Skateboarding and surfing have been thrust into the mainstream thanks to events such as the X-Games and movies such as "Blue Crush." Some of the top professional boarders including skater Jamie Thomas and surfer C.T. Taylor are also enthusiastic Christians.
"You need to be culturally relevant and doctrinally sound," said Eddy Fredryk, who served for eight years as a youth pastor at First Baptist Church of Central Florida with congregations in Orlando and Ocoee. "It's been in the last 10 years that church people started thinking outside of the box. True Christianity is challenging Christians to take their faith to where they live and where they play."
Fredryk, 41, has skateboarded since the 1970s and until recently ran a skateboard ministry called Splinter. Recently, he moved to Fort Pierce, Fla., to become the senior pastor at Southside Baptist Church and to set up a Crosswaves chapter there.
A surfing ministry that proclaims to be "surfing for the Savior," Crosswaves offers free surfing lessons to anyone who stays for about an hour-long Bible study, the "Sentinel" reported.
"We're not a surfing ministry. We're a ministry that happens to surf," said Jim McCleary, 47, who started the ministry in 1996 after God spoke to him while dining with an Indonesian missionary.

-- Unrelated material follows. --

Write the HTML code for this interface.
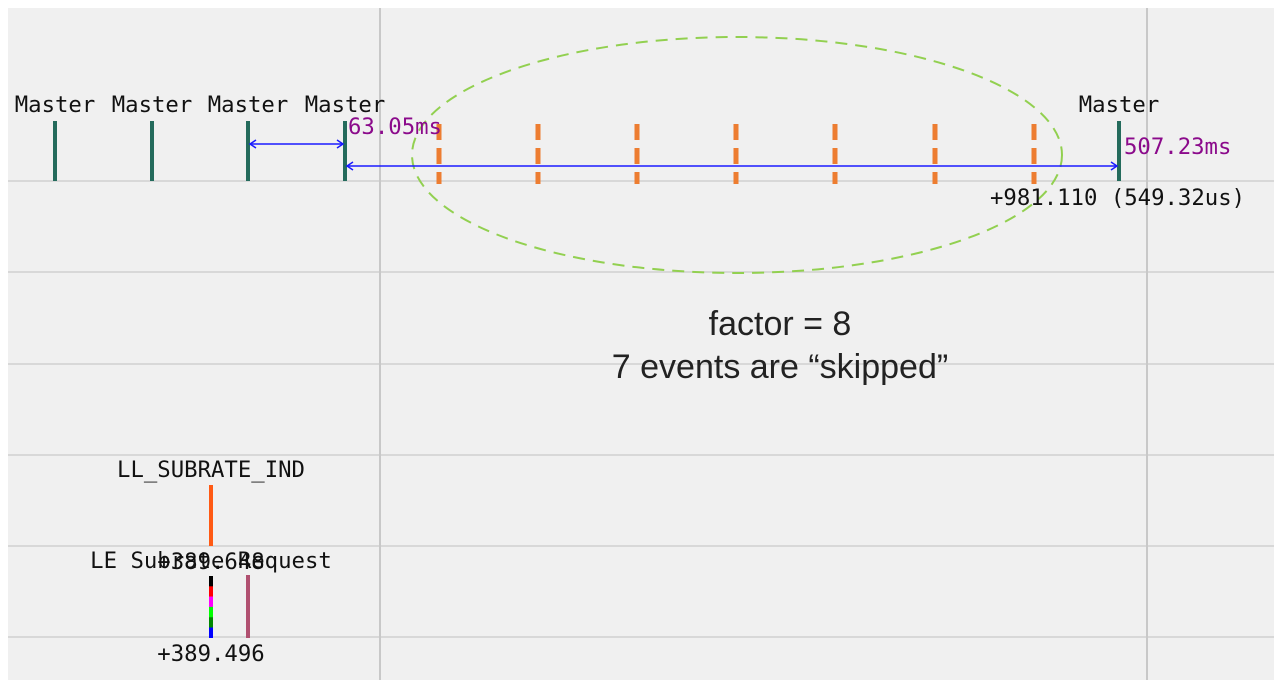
<!DOCTYPE html>
<html><head><meta charset="utf-8"><style>
html,body{margin:0;padding:0;background:#fff;width:1284px;height:688px;overflow:hidden}
svg{display:block}
.m{font-family:"DejaVu Sans Mono","Liberation Mono",monospace;font-size:22.3px}
</style></head><body>
<svg id="c" width="1284" height="688">
<rect x="8" y="8" width="1266" height="672" fill="#f0f0f0"/>
<g id="grid"></g>
<ellipse cx="737" cy="155" rx="325" ry="118" fill="none" stroke="#92d050" stroke-width="2" stroke-dasharray="12,8"/>
<g id="marks"></g>
<text x="780" y="335" text-anchor="middle" font-family="Liberation Sans,sans-serif" font-size="34" fill="#222">factor = 8</text>
<text x="780" y="378" text-anchor="middle" font-family="Liberation Sans,sans-serif" font-size="34" fill="#222">7 events are “skipped”</text>
</svg>
<script>
const rowLines=[181,272,364,455,546,637];
const colLines=[380,1147];
const masterX=[55,152,248,345,1119];
const skippedX=[439,538,637,736,835,935,1034];
const ns="http://www.w3.org/2000/svg";
function mk(p,t,a,txt){const e=document.createElementNS(ns,t);for(const k in a)e.setAttribute(k,a[k]);if(txt)e.textContent=txt;p.appendChild(e);return e;}
const g=document.getElementById('grid'),m=document.getElementById('marks');
rowLines.forEach(y=>{const e=mk(g,'line',{x1:8,x2:1274,y1:y,y2:y,stroke:'#cfcfcf','stroke-width':1.5});

});
colLines.forEach(x=>{const e=mk(g,'line',{x1:x,x2:x,y1:8,y2:680,stroke:'#c8c8c8','stroke-width':2});

});
masterX.forEach(x=>{const e=mk(m,'line',{x1:x,x2:x,y1:121,y2:181,stroke:'#246b5c','stroke-width':4});


const t=mk(m,'text',{x:x,y:112,'text-anchor':'middle',class:'m',fill:'#111'},'Master');

});
skippedX.forEach(x=>{const e=mk(m,'line',{x1:x,x2:x,y1:124,y2:184,stroke:'#ed7d31','stroke-width':5,'stroke-dasharray':'16,8'});

});
function arrow(x1,x2,y,name){const e=mk(m,'line',{x1:x1+2,x2:x2-2,y1:y,y2:y,stroke:'#1a1aff','stroke-width':1.5});


mk(m,'path',{d:`M${x1+8},${y-4}L${x1+2},${y}L${x1+8},${y+4}M${x2-8},${y-4}L${x2-2},${y}L${x2-8},${y+4}`,stroke:'#1a1aff',fill:'none','stroke-width':1.5});}
arrow(masterX[2],masterX[3],144,'interval-arrow-short');
arrow(masterX[3],masterX[4],166,'interval-arrow-long');
let t=mk(m,'text',{x:348,y:134,class:'m',fill:'#8b0a8b'},'63.05ms');


t=mk(m,'text',{x:1124,y:154,class:'m',fill:'#8b0a8b'},'507.23ms');


t=mk(m,'text',{x:990,y:205,class:'m',fill:'#111'},'+981.110 (549.32us)');


t=mk(m,'text',{x:211,y:477,'text-anchor':'middle',class:'m',fill:'#111'},'LL_SUBRATE_IND');


let e=mk(m,'line',{x1:211,x2:211,y1:485,y2:546,stroke:'#ff5a14','stroke-width':4});


t=mk(m,'text',{x:211,y:568,'text-anchor':'middle',class:'m',fill:'#111'},'LE Subrate Request');


t=mk(m,'text',{x:211,y:569,'text-anchor':'middle',class:'m',fill:'#111'},'+389.648');


const segCols=['#000','#f00','#f0f','#0f0','#080','#00f'];
segCols.forEach((c,i)=>{const s=mk(m,'rect',{x:209,y:576+i*10.3,width:4,height:10.5,fill:c});

});
e=mk(m,'line',{x1:248,x2:248,y1:575,y2:638,stroke:'#b05070','stroke-width':4});


t=mk(m,'text',{x:211,y:661,'text-anchor':'middle',class:'m',fill:'#111'},'+389.496');


</script>
</body></html>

Similar to Crosswaves, Ramp 48 skate park in Pompano Beach, Fla., lets skaters in for free, provided they listen to "the message." Co-owner of the park who leads a weekly Bible study, Mike Pechonis, 43, opened the park five years ago after a Friday-night skating ministry grew too big for his backyard.

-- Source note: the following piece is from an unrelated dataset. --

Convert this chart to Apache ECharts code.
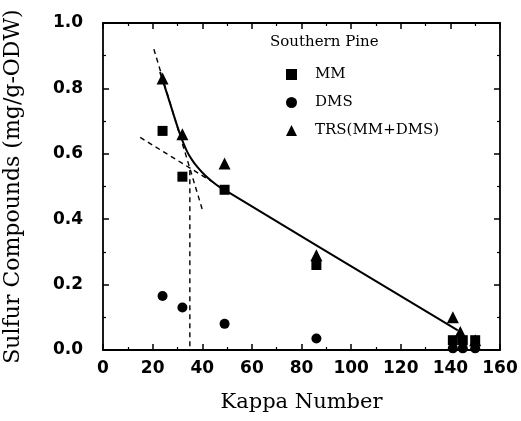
<!DOCTYPE html>
<html>
<head>
<meta charset="utf-8">
<script src="https://cdn.jsdelivr.net/npm/echarts@6/dist/echarts.min.js"></script>
<style>
  html, body { margin: 0; padding: 0; background: #fff; }
  #chartContainer { width: 521px; height: 421px; }
</style>
</head>
<body>
<div id="chartContainer"></div>
<script>
// measured points (Kappa number, mg/g-ODW)
var mmData = [[24, 0.67], [32, 0.53], [49, 0.49], [86, 0.26], [141, 0.03], [145, 0.03], [150, 0.03]];
var dmsData = [[24, 0.165], [32, 0.13], [49, 0.08], [86, 0.035], [141, 0.005], [145, 0.005], [150, 0.005]];
var trsData = [[24, 0.83], [32, 0.66], [49, 0.57], [86, 0.29], [141, 0.10], [144, 0.055], [150, 0.03]];

// fitted trend lines
var fitCurve = [[23, 0.85], [27, 0.755], [30, 0.683], [32, 0.64], [34, 0.605], [36, 0.58], [38, 0.56], [41, 0.535], [44, 0.515], [47, 0.498], [49, 0.49]];
var fitLine = [[49, 0.49], [86, 0.32], [143, 0.06]];
var dashSteep = [[20.5, 0.92], [40, 0.43]];
var dashShallow = [[15, 0.65], [45, 0.51]];
var dashVertical = [[35, 0.55], [35, 0]];

var xTicks = [0, 20, 40, 60, 80, 100, 120, 140, 160];
var yTicks = [0, 0.2, 0.4, 0.6, 0.8, 1.0];

var myChart = echarts.init(document.getElementById('chartContainer'), null, { renderer: 'canvas' });

var tickFont = { fontFamily: 'DejaVu Sans', fontWeight: 'bold', fontSize: 17, color: '#000' };
var serif = 'DejaVu Serif';

function boxAxis(pos, isX) {
    return {
        type: 'value',
        position: pos,
        min: 0,
        max: isX ? xTicks[xTicks.length - 1] : yTicks[yTicks.length - 1],
        interval: isX ? 20 : 0.2,
        axisLine: { show: true, onZero: false, lineStyle: { color: '#000', width: 1.8 } },
        axisTick: { show: true, inside: true, length: 6, lineStyle: { color: '#000', width: 1.5 } },
        minorTick: { show: true, splitNumber: 2, length: 3, lineStyle: { color: '#000', width: 1.2 } },
        axisLabel: { show: false },
        splitLine: { show: false }
    };
}

var xBottom = boxAxis('bottom', true);
xBottom.name = 'Kappa Number';
xBottom.nameLocation = 'middle';
xBottom.nameGap = 42;
xBottom.nameTextStyle = { fontFamily: serif, fontSize: 21, color: '#000' };
xBottom.axisLabel = Object.assign({ show: true, margin: 10 }, tickFont);

var yLeft = boxAxis('left', false);
yLeft.name = 'Sulfur Compounds (mg/g-ODW)';
yLeft.nameLocation = 'middle';
yLeft.nameGap = 79;
yLeft.nameTextStyle = { fontFamily: serif, fontSize: 22, color: '#000' };
yLeft.axisLabel = Object.assign({ show: true, margin: 20, formatter: function (v) { return v.toFixed(1); } }, tickFont);

function lineSeries(data, dashed, smooth) {
    return {
        type: 'line',
        data: data,
        smooth: smooth ? 0.3 : false,
        symbol: 'none',
        silent: true,
        lineStyle: { color: '#000', width: dashed ? 1.4 : 2, type: dashed ? [5, 4] : 'solid' },
        z: 1
    };
}

function pointSeries(name, data, symbol, size) {
    return {
        name: name, type: 'scatter', data: data,
        symbol: symbol, symbolSize: size,
        itemStyle: { color: '#000', opacity: 1 }, z: 3
    };
}

var options = {
    animation: false,
    backgroundColor: '#fff',
    grid: { left: 103, right: 21, top: 23, bottom: 71, outerBoundsMode: 'none', containLabel: false },
    title: {
        text: 'Southern Pine',
        left: 265,
        top: 30,
        textStyle: { fontFamily: serif, fontSize: 15, fontWeight: 'normal', color: '#000' }
    },
    legend: {
        orient: 'vertical',
        left: 281,
        top: 62,
        itemWidth: 11,
        itemHeight: 11,
        itemGap: 13,
        data: ['MM', 'DMS', 'TRS(MM+DMS)'],
        itemStyle: { opacity: 1 },
        textStyle: { fontFamily: serif, fontSize: 15, color: '#000', padding: [0, 0, 0, 13] }
    },
    xAxis: [xBottom, boxAxis('top', true)],
    yAxis: [yLeft, boxAxis('right', false)],
    series: [
        lineSeries(fitCurve, false, true),
        lineSeries(fitLine, false, false),
        lineSeries(dashSteep, true, false),
        lineSeries(dashShallow, true, false),
        lineSeries(dashVertical, true, false),
        pointSeries('MM', mmData, 'rect', 10),
        pointSeries('DMS', dmsData, 'circle', 10),
        pointSeries('TRS(MM+DMS)', trsData, 'triangle', 12)
    ]
};

myChart.setOption(options);
</script>
</body>
</html>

Aside from one night a week, the park is a secular one and charges skaters by the hour.
"The Bible tells us it's active and alive," said Pechonis, who opened a second Ramp 48 in West Palm Beach, Fla., two years ago. "I just make it applicable and relatable to the skater."

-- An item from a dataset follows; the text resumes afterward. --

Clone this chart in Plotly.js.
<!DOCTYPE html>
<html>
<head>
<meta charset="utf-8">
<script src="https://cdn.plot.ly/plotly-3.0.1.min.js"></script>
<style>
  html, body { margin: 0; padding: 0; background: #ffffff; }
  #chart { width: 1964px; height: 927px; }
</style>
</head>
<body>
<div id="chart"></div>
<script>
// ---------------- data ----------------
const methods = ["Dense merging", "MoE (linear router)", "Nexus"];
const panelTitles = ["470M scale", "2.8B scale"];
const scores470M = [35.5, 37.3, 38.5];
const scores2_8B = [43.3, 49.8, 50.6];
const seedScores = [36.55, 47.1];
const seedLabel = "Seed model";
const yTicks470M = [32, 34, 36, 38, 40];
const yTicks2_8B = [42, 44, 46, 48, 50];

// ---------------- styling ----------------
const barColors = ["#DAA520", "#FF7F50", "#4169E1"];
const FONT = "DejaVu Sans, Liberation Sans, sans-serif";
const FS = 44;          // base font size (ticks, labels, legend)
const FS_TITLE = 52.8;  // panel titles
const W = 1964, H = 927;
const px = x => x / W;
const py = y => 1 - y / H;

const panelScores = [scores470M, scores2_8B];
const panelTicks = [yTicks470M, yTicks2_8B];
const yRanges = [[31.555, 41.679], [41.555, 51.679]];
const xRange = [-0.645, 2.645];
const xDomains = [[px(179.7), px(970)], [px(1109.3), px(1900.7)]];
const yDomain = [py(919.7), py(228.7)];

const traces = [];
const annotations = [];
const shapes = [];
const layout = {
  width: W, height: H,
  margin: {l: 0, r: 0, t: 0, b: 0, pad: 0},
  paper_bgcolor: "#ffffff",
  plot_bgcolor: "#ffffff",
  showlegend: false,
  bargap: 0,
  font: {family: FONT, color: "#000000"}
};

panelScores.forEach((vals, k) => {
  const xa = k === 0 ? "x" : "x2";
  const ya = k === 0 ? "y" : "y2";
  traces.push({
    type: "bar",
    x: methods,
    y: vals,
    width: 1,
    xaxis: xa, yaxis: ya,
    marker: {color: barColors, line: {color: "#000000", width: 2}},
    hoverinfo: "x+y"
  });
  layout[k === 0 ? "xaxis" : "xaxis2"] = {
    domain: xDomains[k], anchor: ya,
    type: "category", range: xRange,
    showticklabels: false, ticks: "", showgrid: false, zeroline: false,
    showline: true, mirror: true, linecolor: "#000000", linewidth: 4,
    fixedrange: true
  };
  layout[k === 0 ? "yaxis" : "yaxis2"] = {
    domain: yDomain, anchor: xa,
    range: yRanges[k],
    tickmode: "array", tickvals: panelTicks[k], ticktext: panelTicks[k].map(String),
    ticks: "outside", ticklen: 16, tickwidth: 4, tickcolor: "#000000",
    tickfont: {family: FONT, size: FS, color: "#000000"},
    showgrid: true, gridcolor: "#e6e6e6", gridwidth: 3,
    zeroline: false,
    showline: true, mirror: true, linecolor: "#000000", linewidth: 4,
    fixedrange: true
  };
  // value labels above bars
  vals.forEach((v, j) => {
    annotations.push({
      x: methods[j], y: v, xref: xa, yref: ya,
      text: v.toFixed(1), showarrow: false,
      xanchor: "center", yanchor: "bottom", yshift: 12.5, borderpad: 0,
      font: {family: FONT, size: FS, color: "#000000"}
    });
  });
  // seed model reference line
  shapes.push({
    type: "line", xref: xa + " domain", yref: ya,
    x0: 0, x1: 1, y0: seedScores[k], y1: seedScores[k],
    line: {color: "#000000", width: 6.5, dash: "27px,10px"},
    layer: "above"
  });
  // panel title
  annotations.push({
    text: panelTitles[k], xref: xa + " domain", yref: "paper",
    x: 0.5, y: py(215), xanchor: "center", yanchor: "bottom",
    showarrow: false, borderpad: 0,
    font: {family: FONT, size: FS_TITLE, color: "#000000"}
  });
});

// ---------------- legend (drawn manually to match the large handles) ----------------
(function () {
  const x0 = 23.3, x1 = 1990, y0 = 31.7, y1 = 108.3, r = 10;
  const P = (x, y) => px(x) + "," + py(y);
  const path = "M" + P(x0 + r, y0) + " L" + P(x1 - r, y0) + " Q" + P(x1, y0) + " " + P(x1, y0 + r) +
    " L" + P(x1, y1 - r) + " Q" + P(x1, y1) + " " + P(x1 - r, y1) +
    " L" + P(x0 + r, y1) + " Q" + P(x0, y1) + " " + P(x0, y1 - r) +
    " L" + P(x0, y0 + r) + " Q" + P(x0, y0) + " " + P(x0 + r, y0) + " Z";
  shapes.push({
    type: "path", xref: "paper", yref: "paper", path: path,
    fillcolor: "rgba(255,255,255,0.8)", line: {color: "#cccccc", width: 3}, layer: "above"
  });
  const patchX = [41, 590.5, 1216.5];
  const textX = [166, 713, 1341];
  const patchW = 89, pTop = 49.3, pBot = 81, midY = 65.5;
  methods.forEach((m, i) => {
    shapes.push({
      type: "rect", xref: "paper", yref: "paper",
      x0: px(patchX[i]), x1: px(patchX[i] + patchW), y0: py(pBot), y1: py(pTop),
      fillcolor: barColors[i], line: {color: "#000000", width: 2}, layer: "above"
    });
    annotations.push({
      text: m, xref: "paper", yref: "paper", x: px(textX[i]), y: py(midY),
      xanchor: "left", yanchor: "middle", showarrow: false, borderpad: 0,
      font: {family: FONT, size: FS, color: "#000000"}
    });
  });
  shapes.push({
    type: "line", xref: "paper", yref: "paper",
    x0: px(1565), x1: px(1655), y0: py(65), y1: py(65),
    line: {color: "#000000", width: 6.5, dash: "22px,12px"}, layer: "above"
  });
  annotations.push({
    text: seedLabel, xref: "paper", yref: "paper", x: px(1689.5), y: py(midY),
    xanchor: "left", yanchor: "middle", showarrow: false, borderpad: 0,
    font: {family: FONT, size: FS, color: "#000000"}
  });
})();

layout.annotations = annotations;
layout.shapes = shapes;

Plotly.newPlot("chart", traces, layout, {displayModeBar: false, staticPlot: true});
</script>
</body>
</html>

Pechonis' ministry has impacted Pompano Beach resident Kevin Phillips, 16, a skateboarder who said he was a "total atheist" before attending the Tuesday Bible study at Ramp 48.
The first time he went to Ramp 48 about two years ago, Phillips admits, it was only for the free skate. He would "space out" during the 30-minute sermon and then hop to his feet when it was over.
Mindful that teenagers his age can slip easily into drugs and alcohol abuse, Phillips told the "Sentinel" that his life would be different without Ramp 48. "It would be girls and drugs, I know it. If this wasn't here, I wouldn't have picked up a Bible."
Phillips' transformation is exactly what leaders of surf and skate ministries pray for. They recognize that many kids, if their parents aren't churchgoers, may never step foot in a church.
"It's so powerful in kids' minds to see that [they] can wear skate clothing and be a Christian at the same time," said Mike Doyle, a pastor at Calvary Chapel in Gulf Breeze, Fla., who started a skateboard ministry called Boardriders. "They can have spiked hair, tattoos and baggy clothing, and God still loves them."